手術後、抗がん剤治療を受けていたが再発。治療法は?

回答者:上野 秀樹
国立がん研究センター中央病院 肝胆膵内科医師
発行:2011年2月
更新:2013年11月

  

2009年の12月、父(67歳)がステージ2の膵がんと診断されました。手術後、ジェムザール(一般名ゲムシタビン)による治療を行っていたのですが、腫瘍マーカーが上がり始め、先日、肺に転移していることがわかりました。主治医からはTS-1(一般名テガフール・ギメラシル・オテラシルカリウム)による治療を行うといわれています。いろいろインターネットなどで調べていたところ、WT1ペプチドワクチンというものを使った免疫療法などもあると聞きます。この免疫療法とは一体どういった治療法なのでしょうか。効果はあるのでしょうか。

(徳島県 女性 37歳)

A TS-1の治療が一般的。免疫療法はまだ臨床試験段階

ご質問された方のお父様は、膵がんの手術を受けた後に、ジェムザールによる化学療法を受けていらしたのですね。このように、手術の後に抗がん剤などの治療を行うことを補助療法と呼んでいます。

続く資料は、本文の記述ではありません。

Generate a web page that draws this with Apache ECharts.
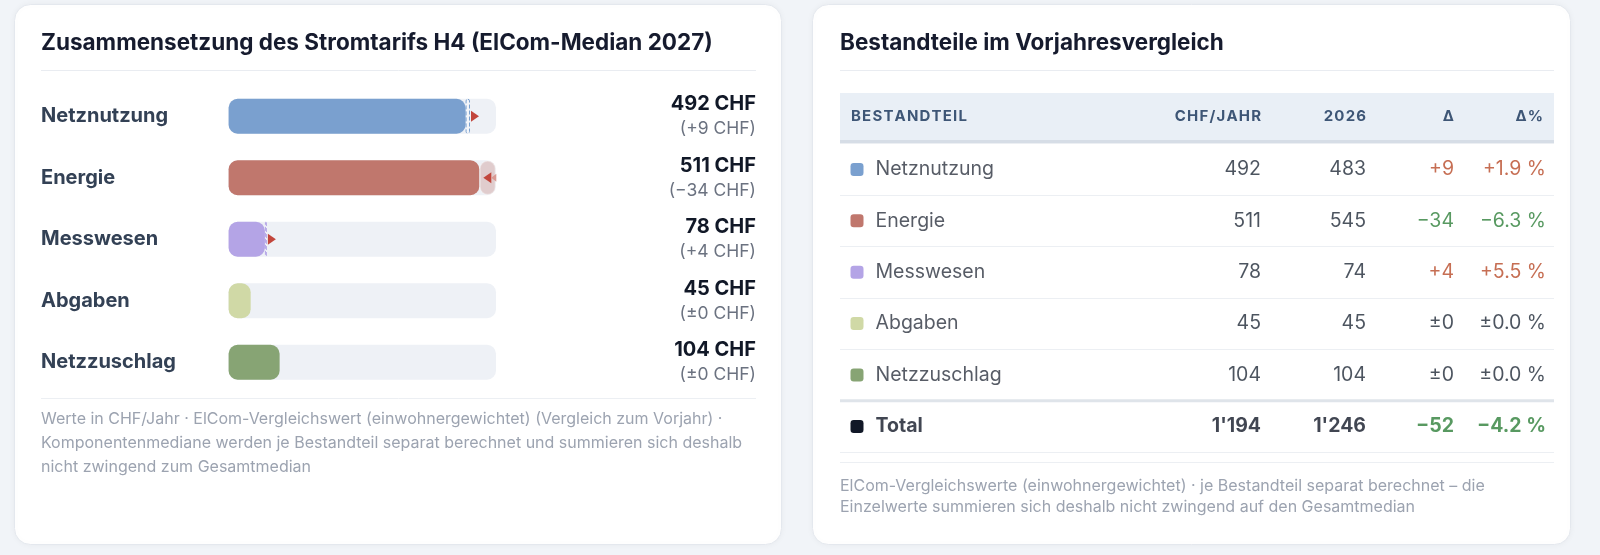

膵がんでは、手術の後にジェムザールによる補助療法を受けると、再発がしにくくなる(たとえ再発するとしても、再発するまでの期間を延ばすことができる)ことが、これまでの研究からわかっているため、ジェムザールによる補助療法が現在広く行われています。

お父様は、手術後の経過が良好であったため、予定通りジェムザールの補助療法を受けていらっしゃったのだと思います。しかし、治療中に腫瘍マーカーが上昇し、残念ながら肺への転移が発見されたわけですね。

ジェムザールを投与している最中に再発が明らかになった経緯を踏まえると、再発した腫瘍はジェムザールに耐性(抵抗性)となっている可能性が高いため、他の治療法への変更を考えたいところです。

ジェムザールが効かなくなった膵がんに対しては、現在まだ確実に効果を有する抗がん剤は見つかっておらず、世界的にも治療方針は定まっていませんが、日本においてはTS-1が、一般臨床の場で広く使用されています。

TS-1は、我が国で開発された経口の抗がん剤であり、未治療の膵がん患者さんであれば2~3割に、ジェムザール治療後の膵がん患者さんであっても1~2割に奏効する(がんが小さくなる)ことが示されています。

すでに膵がんに対する保険も適用されていますので、主治医と同様に、TS-1が現時点では最も一般的な選択肢であろうと私も考えます。

一方、現在、TS-1以外にもさまざまな試みが行われており、今回ご質問があったWT1ペプチドワクチンもその1つです。WT1ペプチドとは、正常な細胞には発現が少なく、膵がんをはじめとするさまざまながんでは過剰に発現していることが知られているタンパク質の一種です。

WT1ペプチドを体の中に投与することにより、WT1ペプチドを攻撃する免疫細胞を活性化させてがんをやっつけようという理論からなる免疫療法が、WT1ペプチドワクチン療法です。

WT1ペプチドワクチン療法は、この治療を受けた脳腫瘍の患者さんでがんの縮小例が報告されるなど、現在期待されているワクチン療法の1つです。

しかし、膵がんをはじめとする多くのがんに対しては、ワクチン療法の効果はまだわかっておらず、WT1ペプチドワクチンも研究段階にある治療です。したがって、WT1ペプチドワクチンを検討する際には、担当医から、施設の倫理審査委員会に承認された「臨床試験」に基づいて適切に行われているかどうかを確認した上で、期待される効果と安全性に関して十分な説明を受けることが大切です。

以上、ジェムザールに抵抗性となった膵がんに対しては、現時点ではTS-1が最も一般的な選択肢だと思いますが、WT1ペプチドワクチンをはじめとする新しい治療の臨床試験を検討する選択肢もあると思います。

主治医や臨床試験の担当医と相談の上、患者さん自身のご希望を第1に考え、今後の方針をお決めになるのが良いと思います。